『ペギー・スーの結婚』(86)(1988.1.22.)
ペギー・スー(キャスリーン・ターナー)は、高校時代に出会った夫・チャーリー(ニコラス・ケイジ)の浮気が原因で、今は別居生活を送っている。
ある日、彼女は高校の同窓会でクイーンに選ばれ、興奮のあまり卒倒、25年前にタイムスリップしてしまう。心は大人のまま高校生に戻ったペギー・スーは青春をやり直そうとするが…。
フランシス・フォード・コッポラ監督のロマンチックでハートウォームなファンタジー。モチーフはバディ・ホリーの同名曲。ジョン・バリーの音楽が美しい。ただターナーが現在と過去のペギー・スーを熱演しているが、さすがにティーンエイジャー役は少々無理があった気がする。
この映画は、コッポラ版の『バック・トゥ・ザ・フューチャー』(85)と宣伝されているが、やはりコッポラはスティーブン・スピルバーグやロバート・ゼメキスとは違うと感じた。
それは“大人の目”でタイムスリップものと取り組んでいる点で、『バック・トゥ・ザ・フューチャー』ほど面白くはないが、その代わり心に残るものがある。
誰もが、今の記憶を持ちながらちょっと昔に戻れたら、もう少しましな人生が送れるかもしれないという、実現しない願望を抱いている。けれども、例えその願望がかなえられたとしても、人は果たしてもう一度初めから人生をやり直すのだろうか。未来を幸福にすることはできるのだろうか。この映画は、そんな疑問を問い掛ける。だから、主人公が本当にタイムスリップしたのかも曖昧に描かれている。

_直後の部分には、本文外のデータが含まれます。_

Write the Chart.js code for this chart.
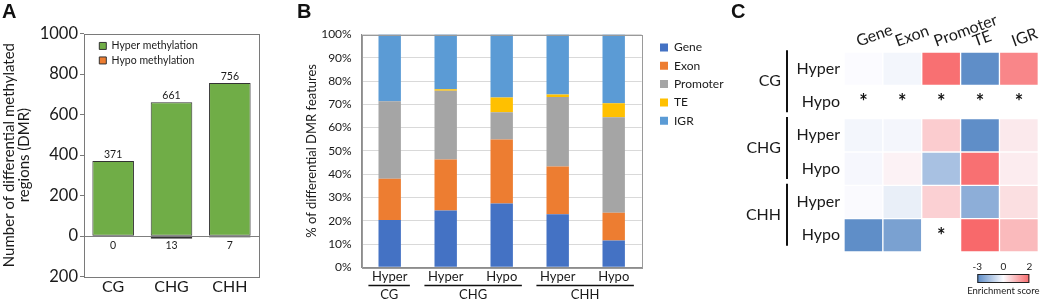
<!DOCTYPE html>
<html>
<head>
<meta charset="utf-8">
<script src="https://cdn.jsdelivr.net/npm/chart.js@4.4.1/dist/chart.umd.min.js"></script>
<style>
  html, body { margin: 0; padding: 0; background: #fff; }
  #wrap { position: relative; width: 1045px; height: 302px; overflow: hidden; }
  #wrap canvas { position: absolute; left: 0; top: 0; }
  .tag { position: absolute; top: 1px; font: bold 20px "Liberation Sans", Arial, sans-serif; line-height: 20px; color: #111; }
</style>
</head>
<body>
<div id="wrap">
  <canvas id="chartA" width="1045" height="302"></canvas>
  <canvas id="chartB" width="1045" height="302"></canvas>
  <canvas id="chartC" width="1045" height="302"></canvas>
  <div class="tag" style="left:2px">A</div>
  <div class="tag" style="left:297px">B</div>
  <div class="tag" style="left:731px">C</div>
</div>
<script>
// --- Panel A : nombre de DMR par contexte
const contexts = ['CG', 'CHG', 'CHH'];
const hyperCounts = [371, 661, 756];
const hypoCounts = [0, -13, -7];

// --- Panel B : repartition des DMR par type de region (%)
const dmrGroups = ['Hyper', 'Hyper', 'Hypo', 'Hyper', 'Hypo'];
const groupContexts = ['CG', 'CHG', 'CHG', 'CHH', 'CHH'];
const genePct = [20.3, 24.4, 27.4, 22.8, 11.5];
const exonPct = [17.7, 21.9, 27.5, 20.5, 11.9];
const promoterPct = [33.3, 29.5, 11.7, 29.8, 41.1];
const tePct = [0, 0.7, 6.3, 1.1, 6.0];
const igrPct = [28.7, 23.5, 27.1, 25.8, 29.5];

// --- Panel C : score d'enrichissement (null = asterisque)
const features = ['Gene', 'Exon', 'Promoter', 'TE', 'IGR'];
const heatRows = ['Hyper', 'Hypo', 'Hyper', 'Hypo', 'Hyper', 'Hypo'];
const heatContexts = ['CG', 'CHG', 'CHH'];
const cgHyper = [-0.02, -0.17, 1.9, -2.9, 1.6];
const cgHypo = [null, null, null, null, null];
const chgHyper = [-0.17, -0.15, 0.65, -2.9, 0.26];
const chgHypo = [-0.12, 0.13, -1.55, 1.9, 0.22];
const chhHyper = [-0.04, -0.35, 0.6, -2.05, 0.4];
const chhHypo = [-2.9, -2.4, null, 2.0, 0.9];
const scaleTicks = [-3, 0, 2];

const FONT = 'Lato';
const TXT = '#1a1a1a';

// couleurs echelle bleu-blanc-rouge (type Excel)
function heatColor(v) {
  const white = [252, 252, 255], blue = [90, 138, 198], red = [248, 105, 107];
  const end = v < 0 ? blue : red;
  const t = Math.min(1, v < 0 ? -v / 3 : v / 2);
  const c = white.map((w, i) => Math.round(w + (end[i] - w) * t));
  return `rgb(${c[0]},${c[1]},${c[2]})`;
}

// deplace la legende par rapport a la zone du graphe
const legendShift = {
  id: 'legendShift',
  afterLayout(chart, args, opts) {
    const lg = chart.legend, ca = chart.chartArea;
    if (!lg || opts.dx == null) return;
    const w = lg.width, h = lg.height;
    lg.left = (opts.from === 'right' ? ca.right : ca.left) + opts.dx;
    lg.top = ca.top + opts.dy;
    lg.right = lg.left + w;
    lg.bottom = lg.top + h;
  }
};

// cadre autour de la zone du graphe
const frame = {
  id: 'frame',
  afterDatasetsDraw(chart, args, opts) {
    if (!opts.color) return;
    const {ctx, chartArea: a} = chart;
    ctx.save();
    ctx.strokeStyle = opts.color;
    ctx.lineWidth = 1;
    ctx.strokeRect(Math.round(a.left) + 0.5, Math.round(a.top) + 0.5, Math.round(a.width), Math.round(a.height));
    ctx.restore();
  }
};

// valeurs au-dessus / en dessous des barres (panel A)
const barValues = {
  id: 'barValues',
  afterDatasetsDraw(chart) {
    const ctx = chart.ctx;
    const zeroY = chart.scales.y.getPixelForValue(0);
    ctx.save();
    ctx.font = `10.5px ${FONT}`;
    ctx.fillStyle = TXT;
    ctx.textAlign = 'center';
    chart.getDatasetMeta(0).data.forEach((bar, i) => {
      ctx.textBaseline = 'bottom';
      ctx.fillText(String(hyperCounts[i]), bar.x, bar.y - 1);
    });
    chart.getDatasetMeta(1).data.forEach((bar, i) => {
      ctx.textBaseline = 'middle';
      ctx.fillText(String(Math.abs(hypoCounts[i])), bar.x, zeroY + 9);
    });
    ctx.restore();
  }
};

// traits + noms de contexte sous l'axe x (panel B)
const contextBrackets = {
  id: 'contextBrackets',
  afterDraw(chart) {
    const {ctx, scales: {x}} = chart;
    const half = x.width / dmrGroups.length;
    const groups = [];
    groupContexts.forEach((g, i) => {
      const last = groups[groups.length - 1];
      if (last && last.name === g) last.to = i; else groups.push({name: g, from: i, to: i});
    });
    ctx.save();
    ctx.strokeStyle = '#111';
    ctx.lineWidth = 1.3;
    ctx.fillStyle = TXT;
    ctx.font = `13px ${FONT}`;
    ctx.textAlign = 'center';
    ctx.textBaseline = 'middle';
    groups.forEach(g => {
      const x0 = x.getPixelForValue(g.from) - half * 0.38;
      const x1 = x.getPixelForValue(g.to) + half * 0.36;
      ctx.beginPath();
      ctx.moveTo(x0, 285.5);
      ctx.lineTo(x1, 285.5);
      ctx.stroke();
      ctx.fillText(g.name, (x0 + x1) / 2, 295);
    });
    ctx.restore();
  }
};

// asterisques, contextes, echelle de couleur (panel C)
const heatExtras = {
  id: 'heatExtras',
  afterDatasetsDraw(chart) {
    const {ctx, chartArea: a, scales: {x, y}} = chart;
    const rows = [cgHyper, cgHypo, chgHyper, chgHypo, chhHyper, chhHypo];
    ctx.save();
    ctx.fillStyle = '#111';
    ctx.font = `bold 20px ${FONT}`;
    ctx.textAlign = 'center';
    ctx.textBaseline = 'middle';
    rows.forEach((vals, r) => vals.forEach((v, c) => {
      if (v == null) ctx.fillText('*', x.getPixelForValue(c), y.getPixelForValue(r + 0.5) + 1);
    }));

    // contextes CG / CHG / CHH avec trait vertical
    ctx.font = `16px ${FONT}`;
    ctx.textAlign = 'right';
    ctx.fillStyle = TXT;
    ctx.strokeStyle = '#111';
    ctx.lineWidth = 2;
    heatContexts.forEach((name, k) => {
      const top = y.getPixelForValue(k * 2), bot = y.getPixelForValue(k * 2 + 2);
      const mid = (top + bot) / 2 - 4;
      const lineX = a.left - 57;
      ctx.beginPath();
      ctx.moveTo(lineX, mid - 31);
      ctx.lineTo(lineX, mid + 31);
      ctx.stroke();
      ctx.fillText(name, lineX - 6, mid);
    });

    // barre de couleur
    const bw = 52, bh = 9;
    const bx = a.right - 61, by = a.bottom + 22;
    const grad = ctx.createLinearGradient(bx, 0, bx + bw, 0);
    grad.addColorStop(0, heatColor(-3));
    grad.addColorStop(0.5, heatColor(0));
    grad.addColorStop(1, heatColor(2));
    ctx.fillStyle = grad;
    ctx.fillRect(bx, by, bw, bh);
    ctx.strokeStyle = '#222';
    ctx.lineWidth = 1;
    ctx.strokeRect(bx + 0.5, by + 0.5, bw - 1, bh - 1);
    ctx.fillStyle = TXT;
    ctx.font = `10px ${FONT}`;
    ctx.textAlign = 'center';
    ctx.textBaseline = 'middle';
    scaleTicks.forEach((t, i) => {
      ctx.fillText(String(t), bx + bw * i / (scaleTicks.length - 1), by - 7);
    });
    ctx.font = `9.5px ${FONT}`;
    ctx.fillText('Enrichment score', bx + bw / 2, by + bh + 8);
    ctx.restore();
  }
};

Chart.defaults.font.family = FONT;
Chart.defaults.color = TXT;
Chart.defaults.animation = false;
Chart.defaults.responsive = false;
Chart.defaults.plugins.tooltip.enabled = false;

// ---------- Panel A
new Chart(document.getElementById('chartA'), {
  type: 'bar',
  data: {
    labels: contexts,
    datasets: [
      { label: 'Hyper methylation', data: hyperCounts, backgroundColor: '#70AD47', borderColor: '#333', borderWidth: 1, borderSkipped: false },
      { label: 'Hypo methylation', data: hypoCounts, backgroundColor: '#ED7D31', borderColor: '#333', borderWidth: 1, borderSkipped: false }
    ]
  },
  options: {
    layout: { padding: { left: 0, right: 786, top: 33.5, bottom: 0 } },
    datasets: { bar: { barPercentage: 0.713, categoryPercentage: 1 } },
    scales: {
      x: {
        stacked: true,
        grid: { display: false, drawTicks: false },
        border: { display: false },
        ticks: { font: { size: 16 }, padding: 1 },
        afterFit: s => { s.height = 25.3; }
      },
      y: {
        stacked: true,
        min: -200, max: 1000,
        ticks: { stepSize: 200, font: { size: 16.5 }, padding: 2, callback: v => Math.abs(v) },
        grid: {
          tickLength: 4, tickColor: '#7a7a7a',
          color: c => c.tick && c.tick.value === 0 ? '#7f7f7f' : 'rgba(0,0,0,0)'
        },
        border: { display: false },
        title: { display: true, text: ['Number of differential methylated', 'regions (DMR)'], font: { size: 15, lineHeight: 1.05 }, padding: { top: 1, bottom: 0 } },
        afterFit: s => { s.width = 84; }
      }
    },
    plugins: {
      legend: {
        position: 'chartArea', align: 'start',
        labels: { boxWidth: 7, boxHeight: 7, padding: 4, font: { size: 10.5 } }
      },
      legendShift: { from: 'left', dx: 11.3, dy: 3.2 },
      frame: { color: '#7a7a7a' }
    }
  },
  plugins: [legendShift, frame, barValues]
});

// ---------- Panel B
const segColors = ['#4472C4', '#ED7D31', '#A5A5A5', '#FFC000', '#5B9BD5'];
new Chart(document.getElementById('chartB'), {
  type: 'bar',
  data: {
    labels: dmrGroups,
    datasets: [
      { label: 'Gene', data: genePct, backgroundColor: segColors[0] },
      { label: 'Exon', data: exonPct, backgroundColor: segColors[1] },
      { label: 'Promoter', data: promoterPct, backgroundColor: segColors[2] },
      { label: 'TE', data: tePct, backgroundColor: segColors[3] },
      { label: 'IGR', data: igrPct, backgroundColor: segColors[4] }
    ]
  },
  options: {
    layout: { padding: { left: 250, right: 403.3, top: 34.5, bottom: 0 } },
    datasets: { bar: { barPercentage: 0.4, categoryPercentage: 1, borderWidth: 0 } },
    scales: {
      x: {
        stacked: true,
        grid: { display: false, drawTicks: false },
        border: { color: '#8c8c8c' },
        ticks: { font: { size: 13 }, padding: 2 },
        afterFit: s => { s.height = 34.7; }
      },
      y: {
        stacked: true,
        min: 0, max: 100,
        ticks: { stepSize: 10, font: { size: 12 }, padding: 10, callback: v => v + '%' },
        grid: { drawTicks: false, color: '#d9d9d9' },
        border: { color: '#8c8c8c' },
        title: { display: true, text: '% of differential DMR features', font: { size: 13 }, padding: { top: 54, bottom: 0 } },
        afterFit: s => { s.width = 111.7; }
      }
    },
    plugins: {
      legend: {
        position: 'chartArea', align: 'start',
        labels: { boxWidth: 8, boxHeight: 8, padding: 6.3, font: { size: 12 } }
      },
      legendShift: { from: 'right', dx: 12, dy: 0.7 },
      frame: { color: '#9a9a9a' }
    }
  },
  plugins: [legendShift, frame, contextBrackets]
});

// ---------- Panel C (carte de chaleur en barres flottantes)
const heatValues = [cgHyper, cgHypo, chgHyper, chgHypo, chhHyper, chhHypo];
new Chart(document.getElementById('chartC'), {
  type: 'bar',
  data: {
    labels: features,
    datasets: heatValues.map((vals, r) => ({
      label: heatContexts[Math.floor(r / 2)] + ' ' + heatRows[r],
      data: vals.map(v => v == null ? null : [r, r + 1]),
      backgroundColor: vals.map(v => v == null ? 'rgba(0,0,0,0)' : heatColor(v))
    }))
  },
  options: {
    layout: { padding: { left: 790, right: 5, top: 0, bottom: 50 } },
    datasets: { bar: { grouped: false, barPercentage: 1, categoryPercentage: 1, borderColor: '#fff', borderWidth: 1, borderSkipped: false } },
    scales: {
      x: {
        position: 'top',
        grid: { display: false, drawTicks: false },
        border: { display: false },
        ticks: { minRotation: 20, maxRotation: 20, autoSkip: false, font: { size: 16 }, padding: 1 },
        afterFit: s => { s.height = 52; }
      },
      y: {
        reverse: true,
        min: 0, max: heatRows.length,
        afterBuildTicks: s => { s.ticks = heatRows.map((_, i) => ({ value: i + 0.5 })); },
        ticks: { font: { size: 16 }, padding: 4, callback: (v, i) => heatRows[i] },
        grid: { display: false, drawTicks: false },
        border: { display: false },
        afterFit: s => { s.width = 54; }
      }
    },
    plugins: { legend: { display: false } }
  },
  plugins: [heatExtras]
});
</script>
</body>
</html>
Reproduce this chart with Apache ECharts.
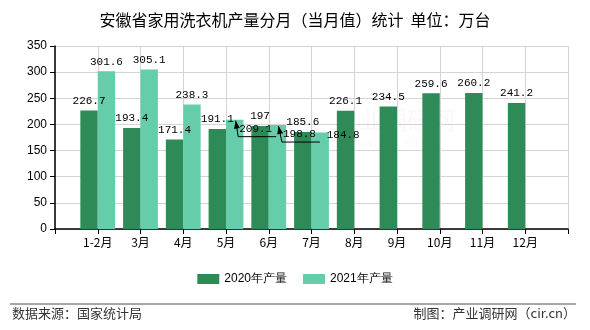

今の自分は、過去の積み重ねや選択によって存在しているのに、あの時ああしていれば…と悔いがちだ。だが、例え過去に戻れたとしても、結局は同じような選択をし、そう代わり映えのしない人生を送るのではないか。ならば過去は過去として、未来をより良い方向に向けていくことが大切なのではないか。それがこの映画のテーマである。
と、ここまで書いてきて、これはコッポラ自身にも当てはまるのではと思えてきた。『カンバセーション…盗聴…』(73)『ゴッドファーザー』2部作で頂点を極め、『地獄の黙示録』(79)でおかしくなり、以後は必死になって元の自分に戻ろうとあがいている姿は、この映画のペギー・スーと重なるところがあるからだ。
【今の一言】結局この後もコッポラは“完全復活”とはならなかったと思う。